Dodging the digital climate

There has been talk recently of the need for a generation of tech junkies to ‘digitally detox’ being greater than ever. This summer, for the first time ever, the phrase ‘digital detox’ started trending on Twitter. Reports that ‘Pokemon Go’ fanatics are walking like zombies into lampposts and other clichéd objects are a sure sign for some that the world has finally gone digitally globally.

Far from online platforms such as Twitter and Facebook bringing us social benefits via the online sphere, such platforms are now described by others as ‘anti-social media’. Ironic? Just slightly. Achieving a complete digital detox in real life? We’re betting the answer is much more complex than most care to admit.

 Thanks to our smartphones, we are now constantly in touch with our social media and email accounts, and remain switched on and ready to answer an email at the ping of a push notification, no matter what time of day it is. According to Good Housekeeping Magazine, in 2014 66% of the UK population revealed a genuine fear of losing or being without their phone at any given time, with women reportedly suffering from this feeling more than men.

And in always being glued to a screen it has been argued that many are now not living in the real world and have become disconnected from the present, with the potential repercussions of this including mental health problems, if not immediately then certainly in the future.

 Indeed, it’s no secret these days that although regularly checking your smartphone might leave you feeling as though you are getting ahead at work, it isn’t necessarily good for your overall wellbeing.
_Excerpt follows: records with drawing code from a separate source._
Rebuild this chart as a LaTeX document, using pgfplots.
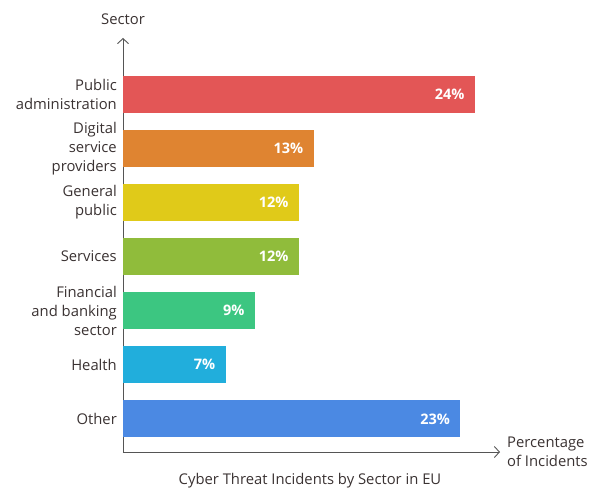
\documentclass[border=0pt]{standalone}
\usepackage{fontspec}
\setmainfont{Open Sans}
\usepackage{pgfplots}
\pgfplotsset{compat=1.18}
\usetikzlibrary{arrows.meta}
\definecolor{txt}{HTML}{3A3232}
\definecolor{axc}{HTML}{555555}
\definecolor{c1}{HTML}{E35656}
\definecolor{c2}{HTML}{DF8431}
\definecolor{c3}{HTML}{E0CA19}
\definecolor{c4}{HTML}{90BC3B}
\definecolor{c5}{HTML}{3CC681}
\definecolor{c6}{HTML}{21AEDC}
\definecolor{c7}{HTML}{4B89E3}
\begin{document}
\begin{tikzpicture}
\path[use as bounding box] (-123bp,-38bp) rectangle (470bp,452bp);
\begin{axis}[
  at={(0bp,33.07bp)}, anchor=origin,
  scale only axis, width=377bp, height=414bp,
  xmin=0, xmax=25.7, ymin=-0.611, ymax=7.037,
  axis lines=left,
  axis line style={axc, line width=0.9pt, -{Straight Barb[length=5bp,width=11bp,line width=0.9pt]}},
  xtick=\empty,
  ytick={0,1,2,3,4,5,6},
  yticklabels={Other,Health,{Financial\\and banking\\sector},Services,{General\\public},{Digital\\service\\providers},{Public\\administration}},
  yticklabel style={align=right, font=\fontsize{14.8bp}{19bp}\selectfont, text=txt, inner xsep=0pt, xshift=-6bp},
  major tick length=0pt,
  /pgf/number format/assume math mode=true,
  xbar, bar width=0.685, bar shift=0pt,
  nodes near coords={\pgfmathprintnumber{\pgfplotspointmeta}\%},
  point meta=x,
  every node near coord/.append style={anchor=east, xshift=-7bp, text=white, font=\fontsize{14.5bp}{16bp}\selectfont\bfseries},
  clip=false,
]
\addplot[draw=none, fill=c1] coordinates {(24,6)};
\addplot[draw=none, fill=c2] coordinates {(13,5)};
\addplot[draw=none, fill=c3] coordinates {(12,4)};
\addplot[draw=none, fill=c4] coordinates {(12,3)};
\addplot[draw=none, fill=c5] coordinates {(9,2)};
\addplot[draw=none, fill=c6] coordinates {(7,1)};
\addplot[draw=none, fill=c7] coordinates {(23,0)};
\end{axis}
\node[text=txt, font=\fontsize{14.8bp}{19bp}\selectfont] at (0bp,433bp) {Sector};
\node[text=txt, font=\fontsize{14.8bp}{19bp}\selectfont, align=left, anchor=west, inner sep=0pt] at (384bp,0bp) {Percentage\\of Incidents};
\node[text=txt, font=\fontsize{14.8bp}{19bp}\selectfont] at (187bp,-29bp) {Cyber Threat Incidents by Sector in EU};
\end{tikzpicture}
\end{document}
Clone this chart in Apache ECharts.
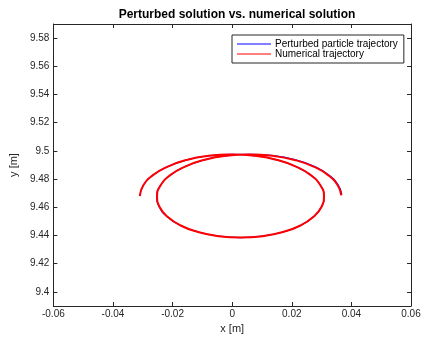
<!DOCTYPE html>
<html>
<head>
<meta charset="utf-8">
<script src="https://cdn.jsdelivr.net/npm/echarts@6/dist/echarts.min.js"></script>
<style>html,body{margin:0;padding:0;background:#fff;}#c{width:424px;height:341px;}</style>
</head>
<body>
<div id="c"></div>
<script>
var titleText = 'Perturbed solution vs. numerical solution';
var seriesNames = ['Perturbed particle trajectory', 'Numerical trajectory'];
var xTicks = [-0.06, -0.04, -0.02, 0, 0.02, 0.04, 0.06];
var yTicks = [9.4, 9.42, 9.44, 9.46, 9.48, 9.5, 9.52, 9.54, 9.56, 9.58];

// Numerical trajectory
var numX = [-0.0310, -0.0298, -0.0266, -0.0216, -0.0153, -0.0080, -0.0001, 0.0078, 0.0151, 0.0214, 0.0264, 0.0296, 0.0308,
            0.0300, 0.0273, 0.0229, 0.0171, 0.0102, 0.0028, -0.0046, -0.0115, -0.0173, -0.0217, -0.0244, -0.0252,
            -0.0240, -0.0208, -0.0158, -0.0095, -0.0022, 0.0057, 0.0136, 0.0209, 0.0273, 0.0322, 0.0354, 0.0366];
var numY = [9.4680, 9.4756, 9.4828, 9.4889, 9.4936, 9.4965, 9.4975, 9.4965, 9.4936, 9.4889, 9.4828, 9.4756, 9.4680,
            9.4604, 9.4533, 9.4471, 9.4425, 9.4395, 9.4385, 9.4395, 9.4425, 9.4471, 9.4533, 9.4604, 9.4680,
            9.4756, 9.4828, 9.4889, 9.4936, 9.4965, 9.4975, 9.4965, 9.4936, 9.4889, 9.4828, 9.4756, 9.4685];
// Perturbed solution (nearly identical)
var pertX = [-0.0310, -0.0298, -0.0266, -0.0216, -0.0153, -0.0080, -0.0001, 0.0078, 0.0151, 0.0214, 0.0264, 0.0296, 0.0308,
             0.0300, 0.0273, 0.0229, 0.0171, 0.0102, 0.0028, -0.0046, -0.0115, -0.0173, -0.0218, -0.0245, -0.0253,
             -0.0241, -0.0208, -0.0158, -0.0095, -0.0022, 0.0057, 0.0137, 0.0210, 0.0275, 0.0324, 0.0356, 0.0368];
var pertY = [9.4680, 9.4756, 9.4828, 9.4889, 9.4936, 9.4965, 9.4975, 9.4965, 9.4936, 9.4889, 9.4828, 9.4756, 9.4680,
             9.4604, 9.4533, 9.4471, 9.4425, 9.4395, 9.4385, 9.4395, 9.4425, 9.4471, 9.4533, 9.4604, 9.4680,
             9.4756, 9.4828, 9.4889, 9.4936, 9.4965, 9.4975, 9.4966, 9.4938, 9.4891, 9.4830, 9.4758, 9.4690];

function zip(a, b) { return a.map(function (v, i) { return [v, b[i]]; }); }
var axisColor = '#262626';
var font = 'Liberation Sans, Arial, Helvetica, sans-serif';
function fmt(v) { return String(parseFloat(Number(v).toFixed(4))); }

var chart = echarts.init(document.getElementById('c'), null, { renderer: 'canvas' });
var baseX = {
  type: 'value', min: -0.06, max: 0.06, interval: 0.02,
  axisLine: { show: true, onZero: false, lineStyle: { color: axisColor, width: 1 } },
  axisTick: { show: true, inside: true, length: 4, lineStyle: { color: axisColor } },
  splitLine: { show: false }
};
var baseY = {
  type: 'value', min: 9.39, max: 9.59,
  axisLine: { show: true, onZero: false, lineStyle: { color: axisColor, width: 1 } },
  axisTick: { show: true, inside: true, length: 4, customValues: yTicks, lineStyle: { color: axisColor } },
  splitLine: { show: false }
};
chart.setOption({
  animation: false,
  backgroundColor: '#fff',
  title: {
    text: titleText, left: 232, textAlign: 'center', top: 4,
    textStyle: { fontFamily: font, fontSize: 12, fontWeight: 'bold', color: '#000' }
  },
  legend: {
    orient: 'vertical', left: 232, top: 35,
    padding: [4, 6, 4, 5], itemGap: 0, itemWidth: 34, itemHeight: 10,
    borderColor: axisColor, borderWidth: 1, backgroundColor: '#fff',
    textStyle: { fontFamily: font, fontSize: 10, color: '#000', padding: [0, 0, 0, -1] },
    data: [
      { name: seriesNames[0], icon: 'path://M0,0L34,0L34,1L0,1Z', itemStyle: { color: '#0000ff' } },
      { name: seriesNames[1], icon: 'path://M0,0L34,0L34,1L0,1Z', itemStyle: { color: '#ff0000' } }
    ]
  },
  grid: { left: 53, right: 13, top: 24, bottom: 35, containLabel: false },
  xAxis: [
    Object.assign({}, baseX, {
      position: 'bottom', name: 'x [m]', nameLocation: 'middle', nameGap: 14,
      nameTextStyle: { fontFamily: font, fontSize: 11, color: axisColor },
      axisLabel: { margin: 3, fontFamily: font, fontSize: 10, color: axisColor, formatter: fmt, customValues: xTicks }
    }),
    Object.assign({}, baseX, { position: 'top', axisLabel: { show: false } })
  ],
  yAxis: [
    Object.assign({}, baseY, {
      position: 'left', name: 'y [m]', nameLocation: 'middle', nameGap: 29,
      nameTextStyle: { fontFamily: font, fontSize: 11, color: axisColor },
      axisLabel: { margin: 4, fontFamily: font, fontSize: 10, color: axisColor, formatter: fmt, customValues: yTicks }
    }),
    Object.assign({}, baseY, { position: 'right', axisLabel: { show: false } })
  ],
  series: [
    {
      name: seriesNames[0], type: 'line', data: zip(pertX, pertY), smooth: 0.5,
      showSymbol: false, symbol: 'none', color: '#0000ff',
      lineStyle: { color: '#0000ff', width: 1.2 }, xAxisIndex: 0, yAxisIndex: 0
    },
    {
      name: seriesNames[1], type: 'line', data: zip(numX, numY), smooth: 0.5,
      showSymbol: false, symbol: 'none', color: '#ff0000',
      lineStyle: { color: '#ff0000', width: 2 }, xAxisIndex: 0, yAxisIndex: 0
    }
  ]
});
</script>
</body>
</html>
Research has also found that those who check their phone very frequently are more likely to have cognitive failures resulting in reduced awareness of their surroundings, as well as general memory failures.

Being on your phone for significant time periods, especially before bedtime, can also seriously impact your sleeping patterns, leaving you feeling frequently tired and lethargic. At this point of near obsession, it is likely true that more of us are considering a digital detox outside of the working environment than ever before.  

Doing away with Facebook, Twitter, Instagram and the rest is one thing, however. Eradicating digital systems and processes from your life completely, however short a period of time, is perhaps not so easy in the modern world. The mobile phone is both a communicator these days and a notepad, an ATM, a dictaphone, a digital camera, a calculator, an MP3 player, and so on.

These functions do not have the same aim as social media platforms do to draw us in and check and re-check our accounts until our eyes go square. At Station Rd, we’re not in the habit of checking our shopping lists 473 times a day, but some of us do use our mobile phones to cross off the items we need as we wander around Sainsbury’s of a Tuesday evening.

We are not aware that any of us has developed an unbreakable habit of checking our online bank account seven times an hour (far from it), or that others in the team have acquired an insatiable need to work out the collective cost of the coffee run more than once on their online calculator simply because it is there.

So what do we really mean by ‘digital detox’? Is it possible that the conversation has now become bigger than the issue? Controversy around the potential for deception when it comes to paid product endorsements on platforms like Instagram – widely perceived as one of the last truly ‘social’ social media platforms – continues to rear its head in the press. Meanwhile, Twitter recently introduced new features that allow everyone to filter content and effectively control what they see and who they interact with in a bid to combat the likelihood of online trolling.

There is definitely a need to stem the level of bombardment online fans evidently feel they are currently under, but why must the only solution be an ‘all or nothing’ scenario? What about introducing a ‘digital diary’ where online access to certain sites is limited to a daily/weekly timetable and no extra time is allowed? Can’t we just go on a ‘digital diet’ instead, and pledge to clean out our most toxic apps whilst keeping the ones that we know, in so many other cases, are actually really good for us?

 With apps available such as BreakFree, which monitor your smartphone usage and allows users to set limits on apps and overall daily usage, perhaps we should just consider limiting our digital usage wherever possible in order to look after our overall wellbeing instead of doing away with it altogether. We are living in the digital age after all.

Lyanna Tsakiris is the managing partner of Station Rd Marketing.